At the time, I relied heavily on tools like Photomatix for HDR tone-mapping. Lightroom didn’t yet offer the HDR or panorama merge tools we now take for granted, so achieving the look I wanted meant bouncing between apps. Fast-forward to today, and everything from HDR merge to pano stitching to advanced masking exists directly inside Lightroom. Revisiting this old image with the current toolset really highlights how much easier—and more effective—the workflow has become.
Modern HDR + Pano Workflow
Instead of building HDR brackets in one app and stitching elsewhere, Lightroom now handles both steps at once. By selecting all six frames (three exposure brackets for the top half and three for the bottom), I can run Photo Merge → HDR Pano in a single pass.
Using a tilt-shift lens pays off here: because the camera was leveled and only the lens was shifted, there’s almost no distortion or missing corner data. A quick switch to the Perspective projection keeps lines straighter and preserves the feel of the original scene.
Once the merged DNG is created, I start with basic color and tonal corrections—dialing in temperature with the white-balance dropper, removing unintended saturation boosts from Auto Settings, and choosing a Landscape profile for a slightly richer base.
Why Masking Changes Everything
Where this edit truly diverges from the 2014 version is in selective control. Lightroom’s masking panel has become the heart of my workflow.
Isolating the Shipwreck
I experimented with both Adaptive Subject and Object masking. In this case, the Object tool produced a far cleaner selection of the ship. From there, I added a custom S-curve, introduced texture and clarity, and cooled its color temperature slightly to bring the rust tones into a more natural range.
Treating the Background Separately
By duplicating and inverting the ship’s mask, I created a precise background selection. This allowed me to apply a second S-curve that lifted the black point and softened highlight roll-off—giving the sky and sand a gentler, less contrast-heavy look.
A Sharper Sky Selection
Lightroom’s sky detection does a solid job, but one of my favorite tricks is to intersect the Sky mask with Sky again. This refines the edges, especially around complex shapes like the ship’s rigging. A touch of dehaze and lowered highlights restored definition without returning to the hyper-dramatic look of early HDR processing.
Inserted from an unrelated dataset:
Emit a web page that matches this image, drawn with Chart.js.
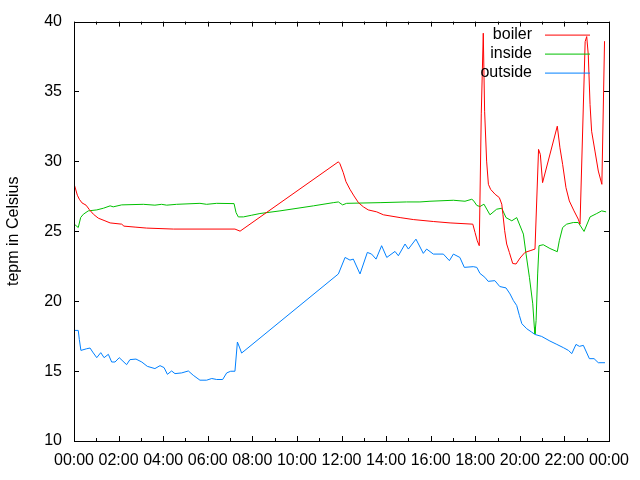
<!DOCTYPE html>
<html>
<head>
<meta charset="utf-8">
<script src="https://cdn.jsdelivr.net/npm/chart.js@4"></script>
<style>
html,body{margin:0;padding:0;background:#fff;}
canvas{display:block;}
</style>
</head>
<body>
<canvas id="c" width="640" height="480"></canvas>
<script>
// ---- data (hours since midnight, degrees Celsius) ----
const seriesNames = ['boiler', 'inside', 'outside'];
const seriesColors = ['#ff0000', '#00c000', '#0080ff'];
const xTickLabels = ['00:00','02:00','04:00','06:00','08:00','10:00','12:00','14:00','16:00','18:00','20:00','22:00','00:00'];
const yTickValues = [10, 15, 20, 25, 30, 35, 40];

const boilerHours = [0.02,0.15,0.24,0.36,0.54,0.69,0.87,1.09,1.39,1.62,2.14,2.24,2.74,3.26,4.46,7.22,7.45,11.86,11.93,12.08,12.2,12.38,12.56,12.76,12.98,13.2,13.58,13.88,14.63,15.22,16.12,16.87,17.89,17.99,18.09,18.18,18.27,18.36,18.42,18.51,18.59,18.69,18.89,19.08,19.19,19.24,19.32,19.41,19.53,19.68,19.83,20.01,20.23,20.46,20.68,20.84,20.92,21.02,21.68,21.8,21.92,22.07,22.22,22.43,22.62,22.7,22.93,23.0,23.07,23.15,23.22,23.37,23.52,23.68,23.8];
const boilerTemps = [28.3,27.58,27.29,27.03,26.87,26.55,26.22,25.94,25.75,25.6,25.51,25.37,25.3,25.23,25.16,25.16,25.01,29.97,29.83,29.19,28.55,28.0,27.53,27.05,26.75,26.53,26.39,26.18,25.98,25.84,25.7,25.6,25.51,24.92,24.32,23.97,33.4,39.17,33.59,30.02,28.36,28.0,27.65,27.41,26.94,26.22,25.04,24.09,23.49,22.7,22.66,23.09,23.49,23.61,23.73,30.86,30.5,28.48,32.52,30.97,29.79,28.12,27.17,26.46,25.87,25.51,38.57,38.93,37.63,34.06,32.16,30.74,29.31,28.36,38.6];

const insideHours = [0.02,0.19,0.3,0.42,0.64,1.02,1.32,1.62,1.76,2.14,3.11,3.63,3.93,4.16,4.6,5.65,5.95,6.4,7.18,7.27,7.37,7.6,7.97,8.34,9.24,10.74,11.63,11.86,12.05,12.23,13.73,14.92,15.52,15.97,17.02,17.54,17.84,17.91,18.07,18.21,18.39,18.66,18.96,19.19,19.38,19.64,19.86,20.16,20.28,20.43,20.58,20.65,20.68,20.73,20.8,20.86,21.05,21.35,21.68,21.77,21.92,22.1,22.4,22.62,22.88,23.15,23.45,23.67,23.87];
const insideTemps = [25.5,25.27,25.99,26.22,26.46,26.53,26.65,26.82,26.75,26.89,26.93,26.87,26.93,26.87,26.93,27.0,26.93,27.0,26.98,26.34,26.03,26.03,26.15,26.27,26.46,26.82,27.05,27.1,26.89,27.0,27.05,27.1,27.1,27.15,27.22,27.15,27.29,27.22,26.85,26.77,26.94,26.18,26.58,26.65,25.98,25.75,25.98,24.8,23.37,21.71,19.81,18.15,17.67,18.62,21.95,23.97,24.04,23.77,23.54,24.32,25.27,25.51,25.63,25.63,24.99,26.03,26.27,26.46,26.39];

const outsideHours = [0.02,0.19,0.24,0.31,0.57,0.72,0.84,1.02,1.2,1.35,1.54,1.69,1.84,2.03,2.36,2.51,2.78,3.04,3.29,3.63,3.86,4.04,4.19,4.38,4.53,4.83,5.13,5.35,5.65,5.95,6.18,6.4,6.67,6.85,7.03,7.22,7.33,7.42,7.52,11.86,12.16,12.38,12.53,12.83,13.16,13.35,13.55,13.8,14.03,14.4,14.55,14.85,15.0,15.34,15.67,15.82,16.12,16.57,16.84,17.02,17.31,17.51,17.91,18.07,18.21,18.43,18.58,18.88,19.1,19.38,19.56,19.71,19.86,19.98,20.09,20.31,20.53,20.68,20.98,21.35,21.66,21.95,22.18,22.33,22.52,22.67,22.85,23.12,23.33,23.52,23.82];
const outsideTemps = [17.91,17.91,17.25,16.48,16.6,16.65,16.36,15.96,16.32,15.96,16.2,15.65,15.65,15.96,15.46,15.82,15.86,15.65,15.34,15.18,15.39,15.25,14.77,15.01,14.82,14.87,15.01,14.7,14.35,14.35,14.47,14.4,14.4,14.87,14.99,14.99,17.08,16.72,16.29,21.95,23.13,22.94,23.01,21.95,23.49,23.37,23.01,23.97,23.13,23.56,23.25,24.09,23.73,24.44,23.42,23.73,23.37,23.37,22.9,23.37,23.13,22.42,22.47,22.42,21.99,21.71,21.42,21.47,21.05,20.95,20.52,20.05,19.69,18.98,18.39,18.03,17.79,17.62,17.48,17.15,16.91,16.68,16.48,16.25,16.91,16.77,16.84,15.89,15.89,15.6,15.6];

const yTitle = 'tepm in Celsius';

function toPoints(hs, vs) { return hs.map((h, i) => ({x: h, y: vs[i]})); }
const allHours = [boilerHours, insideHours, outsideHours];
const allTemps = [boilerTemps, insideTemps, outsideTemps];

const FONT = 'Liberation Sans, Arial, sans-serif';

// gnuplot-like frame, inward ticks and legend
const framePlugin = {
  id: 'frame',
  afterDraw(chart) {
    const ctx = chart.ctx, a = chart.chartArea;
    const xs = chart.scales.x, ys = chart.scales.y;
    ctx.save();
    ctx.strokeStyle = '#000';
    ctx.lineWidth = 1;
    ctx.beginPath();
    // x ticks: major every 2h, minor every 1h, bottom and top
    for (let h = 0; h <= 24; h++) {
      const px = Math.round(xs.getPixelForValue(h)) + 0.5;
      const len = (h % 2 === 0) ? 5 : 3;
      ctx.moveTo(px, a.bottom); ctx.lineTo(px, a.bottom - len);
      ctx.moveTo(px, a.top); ctx.lineTo(px, a.top + len);
    }
    // y ticks, left and right
    yTickValues.forEach(v => {
      const py = Math.round(ys.getPixelForValue(v)) + 0.5;
      ctx.moveTo(a.left, py); ctx.lineTo(a.left + 5, py);
      ctx.moveTo(a.right, py); ctx.lineTo(a.right - 5, py);
    });
    ctx.stroke();
    ctx.strokeRect(Math.round(a.left) + 0.5, Math.round(a.top) + 0.5, Math.round(a.right - a.left), Math.round(a.bottom - a.top));
    // legend
    ctx.font = '16px ' + FONT;
    ctx.textAlign = 'right';
    ctx.textBaseline = 'middle';
    chart.data.datasets.forEach((ds, i) => {
      const y = a.top + 13 + 19 * i;
      ctx.fillStyle = '#000';
      ctx.fillText(ds.label, a.right - 77, y);
      ctx.strokeStyle = ds.borderColor;
      ctx.beginPath();
      ctx.moveTo(a.right - 64, y + 0.5); ctx.lineTo(a.right - 19, y + 0.5);
      ctx.stroke();
    });
    ctx.restore();
  }
};

new Chart(document.getElementById('c'), {
  type: 'line',
  data: {
    datasets: seriesNames.map((name, i) => ({
      label: name,
      data: toPoints(allHours[i], allTemps[i]),
      borderColor: seriesColors[i],
      backgroundColor: seriesColors[i],
      borderWidth: 1,
      pointRadius: 0,
      tension: 0,
      fill: false
    }))
  },
  options: {
    responsive: false,
    animation: false,
    devicePixelRatio: 1,
    layout: { padding: { top: 20, right: 31, left: 0, bottom: 0 } },
    plugins: { legend: { display: false }, tooltip: { enabled: false } },
    scales: {
      x: {
        type: 'linear',
        min: 0, max: 24,
        grid: { display: false, drawTicks: false },
        border: { display: false },
        ticks: {
          stepSize: 2,
          color: '#000',
          font: { family: FONT, size: 16 },
          padding: 10,
          maxRotation: 0,
          autoSkip: false,
          callback: (v) => xTickLabels[Math.round(v / 2)]
        },
        afterFit(s) { s.height = 39; }
      },
      y: {
        min: 10, max: 40,
        grid: { display: false, drawTicks: false },
        border: { display: false },
        ticks: {
          stepSize: 5,
          color: '#000',
          font: { family: FONT, size: 16 },
          padding: 12
        },
        title: {
          display: true,
          text: yTitle,
          color: '#000',
          font: { family: FONT, size: 16 },
          padding: { top: 4, bottom: 0 }
        },
        afterFit(s) { s.width = 74; }
      }
    }
  },
  plugins: [framePlugin]
});
</script>
</body>
</html>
Hand-Built Vignetting and Atmosphere
Rather than relying on a standard vignette, I used a radial gradient, inverted it, and then subtracted the shipwreck using the Object tool. This lets the vignette shape the mood without darkening the subject.
A luminance-range subtraction helped prevent the vignette from crushing shadows in the lower corners. Then a subtle linear gradient at the top added atmospheric depth without pulling attention away from the foreground.
A Final Touch With Color Variance
Lightroom v9 introduced Color Variance, and applying it directly to the shipwreck produces a surprisingly impactful result. By sampling one of the rust tones and pushing variance to the right, complementary tones separate and become more distinct. The effect isn’t loud, but it creates color contrast that feels richer and more dimensional.
Then vs. Now
Putting the 2014 version next to the 2025 edit makes the differences unmistakable. The composition is identical, but everything else—tonal balance, color treatment, detail handling, and especially selective control—feels more refined. That shift isn’t just about tools; it’s about taste. What looked dramatic and exciting in 2014 now feels heavy-handed to me, but there’s nothing wrong with that. Growth is part of this craft.


If you’ve got old favorites tucked away in your archive, revisit them. Approach them with the skills and tools you have today. You might be surprised by how differently you interpret the same moment.